Justice

Une Femen accusée de méfait réclame l'arrêt des procédures

Neda Topaloski ne devrait pas avoir de procès criminel à cause de son arrestation « excessivement brutale » et illégale, plaide son avocate. 

Même si elle a endommagé une Formule 1 en faisant un coup d’éclat les seins nus sur la rue Crescent lors du Grand Prix de 2015, la Femen Neda Topaloski ne devrait pas avoir de procès criminel, plaide son avocate. L’arrestation musclée lors de laquelle elle a été traînée « les mamelons sur l’asphalte » par des agents de sécurité justifie un arrêt du processus judiciaire, soutient Me Véronique Robert.

Mme Topaloski est accusée de méfait et d'avoir troublé la paix lors d’une activité du Grand Prix le 4 juin 2015. Son procès s’est amorcé en Cour municipale hier. Les seins nus, elle était montée sur une Formule 1 lors du « Pit Stop Challenge », hurlant « Montréal n’est pas un bordel » devant une foule nombreuse.

Le responsable de l’événement, Louis Bordeleau, a déclaré à la barre l’avoir d’abord laissée exprimer son message politique, « mais à un moment donné, j’ai demandé où était la sécurité », a-t-il expliqué. Des agents de sécurité privés embauchés pour l’événement ont alors tenté d’attraper l’activiste du groupe Femen, qui s’était hissée sur le bolide de course.

Selon Mme Topaleski, l’intervention a dégénéré dans une « violence démesurée ». « J’ai été propulsée sur une roue très brusquement. » Elle a ensuite été entraînée dans une ruelle, à l’écart de l’événement, hurlant toujours son slogan alors qu’elle était tirée sur le sol. « Mes seins et mon ventre frottaient l’asphalte », a-t-elle relaté. Un agent de sécurité lui a aussi arraché une poignée de cheveux quand sa chevelure s’est coincée sous sa botte. Des images de TVA montrant la séquence d’événements ont été déposées en preuve.

Mme Topaleski dit avoir eu des égratignures partout sur le devant du corps et quelques bleus.
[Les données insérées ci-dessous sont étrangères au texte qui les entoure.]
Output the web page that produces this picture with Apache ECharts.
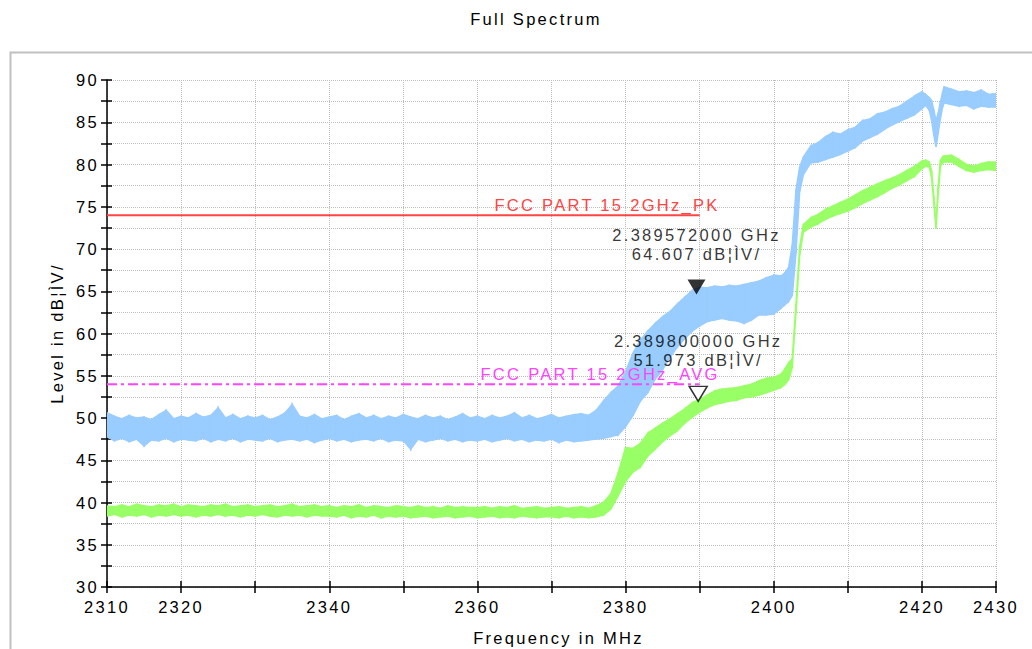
<!DOCTYPE html>
<html>
<head>
<meta charset="utf-8">
<title>Full Spectrum</title>
<script src="https://cdn.jsdelivr.net/npm/echarts@6/dist/echarts.min.js"></script>
<style>
html, body { margin: 0; padding: 0; background: #fff; }
#main { width: 1032px; height: 649px; }
/* the analyser plot uses widely spaced glyphs */
#main text { letter-spacing: 2.3px; }
</style>
</head>
<body>
<div id="main"></div>
<script>
// frequency points (MHz)
const freq = [
  2310, 2311, 2312, 2313, 2314, 2315, 2316, 2317, 2318, 2319,
  2320, 2321, 2322, 2323, 2324, 2325, 2326, 2327, 2328, 2329,
  2330, 2331, 2332, 2333, 2334, 2335, 2336, 2337, 2338, 2339,
  2340, 2341, 2342, 2343, 2344, 2345, 2346, 2347, 2348, 2349,
  2350, 2351, 2352, 2353, 2354, 2355, 2356, 2357, 2358, 2359,
  2360, 2361, 2362, 2363, 2364, 2365, 2366, 2367, 2368, 2369,
  2370, 2371, 2372, 2373, 2374, 2375, 2376, 2377, 2378, 2379,
  2380, 2381, 2382, 2383, 2384, 2385, 2386, 2387, 2388, 2389,
  2390, 2391, 2392, 2393, 2394, 2395, 2396, 2397, 2398, 2399,
  2400, 2401, 2401.5, 2402, 2402.5, 2403, 2403.5, 2404, 2405, 2406,
  2407, 2408, 2409, 2410, 2411, 2412, 2413, 2414, 2415, 2416,
  2417, 2418, 2419, 2420, 2420.5, 2421, 2421.3, 2421.6, 2421.9, 2422.2,
  2422.5, 2422.8, 2423, 2424, 2425, 2426, 2427, 2428, 2429, 2430
];

// peak trace (blue): lower / upper edge of the noise band, dBuV
const peakLow = [
  47.8, 47.3, 47.6, 47.2, 47.5, 46.7, 47.4, 47.3, 47.6, 47.2,
  47.5, 47.4, 47.3, 47.6, 47.2, 47.5, 47.3, 47.6, 47.2, 47.5,
  47.4, 47.3, 47.6, 47.2, 47.4, 47.5, 47.3, 47.5, 47.1, 47.4,
  47.6, 47.3, 47.5, 47.2, 47.4, 47.5, 47.3, 47.6, 47.2, 47.4,
  47.3, 46.3, 47.5, 47.2, 47.4, 47.6, 47.3, 47.5, 47.2, 47.4,
  47.3, 47.5, 47.2, 47.4, 47.6, 47.3, 47.5, 47.2, 47.4, 47.3,
  47.5, 47.1, 47.4, 47.2, 47.3, 47.4, 47.5, 47.6, 47.8, 48.0,
  49.0, 50.3, 52.0, 53.0, 54.6, 55.7, 57.2, 58.4, 59.4, 60.3,
  60.9, 61.4, 61.6, 61.8, 61.6, 61.5, 61.2, 61.6, 62.2, 62.2,
  62.3, 63.0, 63.4, 63.8, 64.5, 69.5, 76.8, 78.8, 80.2, 80.3,
  80.6, 80.9, 81.2, 81.6, 82.0, 82.8, 83.2, 83.6, 84.2, 84.7,
  85.1, 85.5, 85.9, 86.6, 87.0, 86.4, 85.3, 83.5, 82.1, 83.7,
  85.5, 86.8, 87.3, 87.1, 86.9, 87.0, 86.6, 86.9, 86.8, 86.8
];
const peakHigh = [
  50.6, 50.2, 49.9, 50.3, 50.0, 50.1, 49.8, 50.4, 50.9, 49.9,
  50.2, 50.0, 50.5, 50.1, 50.3, 51.2, 50.0, 50.4, 49.9, 50.2,
  50.0, 50.3, 49.8, 50.1, 50.6, 51.6, 50.2, 50.0, 50.4, 49.9,
  50.1, 50.3, 49.8, 50.2, 50.5, 50.0, 50.3, 49.9, 50.2, 50.0,
  50.4, 50.1, 49.9, 50.3, 50.0, 50.2, 49.8, 50.1, 50.5, 50.0,
  50.2, 49.9, 50.3, 50.0, 50.2, 50.6, 50.0, 50.3, 49.9, 50.1,
  50.4, 50.0, 50.2, 50.4, 50.5, 50.3, 50.9, 52.0, 53.0, 53.8,
  55.5, 57.7, 59.2, 60.3, 61.2, 62.0, 62.6, 63.5, 64.3, 65.1,
  65.5, 65.4, 65.6, 65.5, 65.7, 65.6, 65.8, 66.0, 66.2, 66.6,
  66.9, 66.8, 67.2, 67.8, 70.5, 77.0, 79.7, 80.9, 82.2, 82.6,
  83.3, 83.8, 83.6, 84.1, 84.4, 85.2, 85.4, 86.0, 86.2, 86.6,
  86.9, 87.5, 88.1, 88.6, 88.3, 87.9, 87.6, 86.5, 85.2, 86.1,
  87.4, 88.6, 89.2, 88.9, 88.6, 88.7, 88.5, 88.8, 88.3, 88.4
];

// average trace (green): lower / upper edge
const avgLow = [
  38.4, 38.6, 38.3, 38.5, 38.4, 38.6, 38.3, 38.5, 38.4, 38.6,
  38.4, 38.5, 38.3, 38.5, 38.4, 38.6, 38.4, 38.5, 38.3, 38.5,
  38.4, 38.6, 38.4, 38.3, 38.5, 38.4, 38.5, 38.3, 38.5, 38.4,
  38.4, 38.3, 38.5, 38.2, 38.4, 38.3, 38.5, 38.2, 38.4, 38.3,
  38.4, 38.2, 38.3, 38.4, 38.2, 38.3, 38.4, 38.2, 38.3, 38.4,
  38.2, 38.3, 38.4, 38.2, 38.3, 38.2, 38.4, 38.3, 38.2, 38.3,
  38.3, 38.2, 38.4, 38.2, 38.3, 38.2, 38.3, 38.5, 39.2, 40.8,
  42.5, 43.6, 44.2, 45.5, 46.3, 47.2, 47.9, 48.5, 49.4, 50.1,
  50.7, 51.2, 51.6, 51.8, 52.0, 52.1, 52.4, 52.5, 52.7, 53.0,
  53.3, 53.6, 54.0, 54.5, 56.0, 62.5, 69.3, 72.0, 72.6, 73.0,
  73.5, 73.9, 74.2, 74.5, 74.9, 75.4, 75.8, 76.2, 76.7, 77.2,
  77.6, 78.1, 78.6, 79.5, 79.8, 79.7, 78.5, 75.5, 72.4, 76.5,
  79.8, 80.2, 80.3, 80.3, 79.8, 79.3, 79.1, 79.3, 79.4, 79.3
];
const avgHigh = [
  39.6, 39.5, 39.7, 39.5, 39.8, 39.6, 39.5, 39.7, 39.6, 39.8,
  39.5, 39.7, 39.6, 39.5, 39.7, 39.6, 39.8, 39.5, 39.6, 39.7,
  39.5, 39.6, 39.7, 39.5, 39.6, 39.8, 39.5, 39.6, 39.7, 39.5,
  39.6, 39.4, 39.6, 39.5, 39.7, 39.4, 39.6, 39.5, 39.4, 39.6,
  39.5, 39.4, 39.6, 39.4, 39.5, 39.3, 39.6, 39.4, 39.5, 39.4,
  39.4, 39.5, 39.3, 39.5, 39.4, 39.6, 39.3, 39.4, 39.5, 39.3,
  39.4, 39.5, 39.3, 39.4, 39.5, 39.3, 39.6, 40.0, 41.0, 43.5,
  46.5, 46.4, 47.0, 48.2, 48.8, 49.4, 49.9, 50.5, 51.1, 51.8,
  52.2, 52.7, 53.2, 53.4, 53.5, 53.6, 53.8, 54.0, 54.4, 54.7,
  54.8, 55.2, 55.8, 56.5, 57.0, 63.5, 70.3, 72.9, 73.7, 74.1,
  74.7, 75.1, 75.5, 75.9, 76.4, 76.9, 77.3, 77.7, 78.1, 78.4,
  78.8, 79.3, 79.8, 80.4, 80.5, 80.3, 79.3, 76.3, 73.0, 77.5,
  80.5, 80.9, 81.0, 81.1, 80.6, 80.0, 79.8, 80.1, 80.3, 80.3
];

// limit lines
const limitRange = [2310, 2390];
const limitPk = 74;
const limitAvg = 54;
const limitPkName = 'FCC PART 15 2GHz_PK';
const limitAvgName = 'FCC PART 15 2GHz_AVG';

// markers
const markerFreq = [2389.572, 2389.8];
const markerLevel = [64.607, 51.973];

const unit = 'dB¦ÌV/';
const FONT = 'Liberation Sans';
const FS = 16.5;
const BLUE = '#99ccff';
const GREEN = '#99ff66';

const chart = echarts.init(document.getElementById('main'), null, { renderer: 'svg' });

// noise band: one polygon per step, between lower and upper edge
function bandSeries(name, lo, hi, color) {
  return {
    name: name,
    type: 'custom',
    data: freq.map((f, i) => [f, lo[i], hi[i]]),
    encode: { x: 0, y: [1, 2] },
    clip: true,
    z: 2,
    renderItem: function (params, api) {
      const i = params.dataIndexInside;
      if (i >= params.dataInsideLength - 1) return null;
      const f0 = api.value(0, i);
      const f1 = api.value(0, i + 1);
      const pts = [
        api.coord([f0, api.value(1, i)]),
        api.coord([f0, api.value(2, i)]),
        api.coord([f1, api.value(2, i + 1)]),
        api.coord([f1, api.value(1, i + 1)])
      ];
      return {
        type: 'polygon',
        shape: { points: pts },
        style: { fill: color, stroke: color, lineWidth: 1.5 }
      };
    }
  };
}

function limitSeries(name, level, color, type) {
  return {
    name: name,
    type: 'line',
    symbol: 'circle',
    symbolSize: 0.1,
    itemStyle: { color: color },
    lineStyle: { color: color, width: 2, type: type },
    z: 4,
    data: [
      [limitRange[0], level],
      {
        value: [limitRange[1], level],
        label: {
          show: true,
          formatter: name,
          position: 'top',
          align: 'right',
          distance: 2,
          offset: [20, 0],
          color: color,
          fontFamily: FONT,
          fontSize: FS,
          lineHeight: 16
        }
      }
    ]
  };
}

// down pointing triangle, tip at the bottom centre
const triPath = 'path://M0,0L20,0L10,17Z';

const markerData = markerFreq.map((f, i) => ({
  value: [f, markerLevel[i]],
  itemStyle: i === 0
    ? { color: '#000' }
    : { color: '#fff', borderColor: '#000', borderWidth: 1.5 },
  label: {
    show: true,
    formatter: (f / 1000).toFixed(9) + ' GHz\n' + markerLevel[i].toFixed(3) + ' ' + unit
  }
}));

const option = {
  animation: false,
  backgroundColor: '#fff',
  title: {
    text: 'Full Spectrum',
    left: 531,
    textAlign: 'center',
    top: 5,
    textStyle: { fontFamily: FONT, fontSize: FS, fontWeight: 'normal', color: '#000' }
  },
  graphic: [
    {
      type: 'rect',
      left: 8,
      top: 50,
      z: -10,
      shape: { width: 1100, height: 700 },
      style: { fill: 'none', stroke: '#c0c0c0', lineWidth: 2 }
    }
  ],
  grid: { left: 107, right: 36, top: 80, bottom: 62, containLabel: false, outerBoundsMode: 'none' },
  xAxis: [
    {
      type: 'value',
      min: 2310,
      max: 2430,
      interval: 10,
      name: 'Frequency in MHz',
      nameLocation: 'middle',
      nameGap: 42,
      nameTextStyle: { fontFamily: FONT, fontSize: FS, color: '#000', padding: [0, 0, 0, 14] },
      axisLine: { lineStyle: { color: '#000', width: 1.5 } },
      axisTick: { length: 6, lineStyle: { color: '#000', width: 1.5 } },
      axisLabel: {
        color: '#000',
        fontFamily: FONT,
        fontSize: FS,
        margin: 11,
        formatter: v => (v % 20 === 0 || v === 2310 || v === 2430) ? String(v) : ''
      },
      splitLine: { show: true, lineStyle: { color: '#bdbdbd', type: 'dotted', width: 1 } }
    },
    {
      type: 'value',
      position: 'bottom',
      min: 2310,
      max: 2430,
      interval: 10,
      axisLine: { show: false },
      axisTick: { inside: true, length: 6, lineStyle: { color: '#000', width: 1.5 } },
      axisLabel: { show: false },
      splitLine: { show: false }
    }
  ],
  yAxis: [
    {
      type: 'value',
      min: 30,
      max: 90,
      interval: 2.5,
      name: 'Level in ' + unit,
      nameLocation: 'middle',
      nameGap: 42,
      nameTextStyle: { fontFamily: FONT, fontSize: FS, color: '#000' },
      axisLine: { show: true, lineStyle: { color: '#000', width: 1.5 } },
      axisTick: { show: true, length: 6, lineStyle: { color: '#000', width: 1.5 } },
      axisLabel: {
        color: '#000',
        fontFamily: FONT,
        fontSize: FS,
        margin: 8,
        formatter: v => (v % 5 === 0) ? String(v) : ''
      },
      splitLine: { show: true, lineStyle: { color: '#bdbdbd', type: 'dotted', width: 1 } }
    },
    {
      type: 'value',
      position: 'left',
      min: 30,
      max: 90,
      interval: 2.5,
      axisLine: { show: false },
      axisTick: { show: true, inside: true, length: 5, lineStyle: { color: '#000', width: 1.5 } },
      axisLabel: { show: false },
      splitLine: { show: false }
    }
  ],
  series: [
    bandSeries('Peak', peakLow, peakHigh, BLUE),
    bandSeries('Average', avgLow, avgHigh, GREEN),
    limitSeries(limitPkName, limitPk, '#ff4444', 'solid'),
    limitSeries(limitAvgName, limitAvg, '#ff44ff', [10, 4, 3, 4]),
    {
      name: 'Markers',
      type: 'scatter',
      symbol: triPath,
      symbolSize: [18, 15],
      symbolOffset: [0, -7.5],
      z: 6,
      label: {
        position: 'top',
        distance: 16,
        color: '#000',
        fontFamily: FONT,
        fontSize: FS,
        lineHeight: 19,
        align: 'center'
      },
      data: markerData
    }
  ]
};

chart.setOption(option);
</script>
</body>
</html>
Pour son avocate, Me Véronique Robert, cette intervention « excessivement brutale et choquante » était carrément illégale. Les agents de sécurité, contrairement aux policiers et agents de la paix, n’ont qu’un pouvoir d’arrestation citoyen, a-t-elle souligné. En l’occurrence, ils l’ont utilisé de façon inappropriée en faisant un usage de la force qui ne correspond pas à ce qui est enseigné dans les formations policières, soutient Me Robert.

« Ce qui s’est passé est surréaliste. On ne traîne pas les gens par terre, mamelons sur le sol. Cette intervention n’aurait pas été tolérée si elle avait été réalisée par des policiers de la SQ ou du SPVM. Le seul remède, c’est de mettre fin aux procédures criminelles contre ma cliente », a-t-elle fait valoir devant la juge Guylaine Lavigne, de la Cour municipale.

2546 $ de dommages

L’avocate de la Couronne, Me Gabrielle Delisle, a cependant souligné que l’intervention s’était déroulée de façon graduelle. Les agents ont d’abord laissé la manifestante scander son slogan, avant de tenter de l’écarter des lieux. « Une agente a même dit à Mme Topaloski : “Vous allez vous blesser.” Devant sa résistance acharnée, l’intervention est devenue plus musclée. »

« Résister à la douleur, ça fait aussi partie du message des Femen. C’est l’image d’une femme forte qui résiste au patriarcat. »

— Neda Topaloski

Dans son coup d’éclat, Neda Topaloski a endommagé le bolide sur lequel elle s’est assise pour hurler son slogan. Les vidéos déposées en preuve la montrent en train de s’appuyer sur un rétroviseur du bolide, qui a vraisemblablement cédé sous son poids. Dans une des vidéos, on entend le responsable de l’événement, Louis Bordeleau, crier d’un ton exaspéré : « Le char vaut plus cher que la femme. » Il a dit devant la juge regretter ces propos.

Lors d’une analyse du véhicule après les événements, le propriétaire du véhicule a aussi découvert des fissures sur le capot de fibre de verre sur lequel la manifestante s’était assise. « Ce ne sont pas des pièces qui peuvent supporter un poids. Elles ne sont pas conçues pour ça », a affirmé M. Bordeleau.

Selon la preuve, le coût des réparations s’est élevé à 2546 $.

Le procès de Mme Topaloski, première Femen à être accusée au Canada, se poursuit aujourd’hui.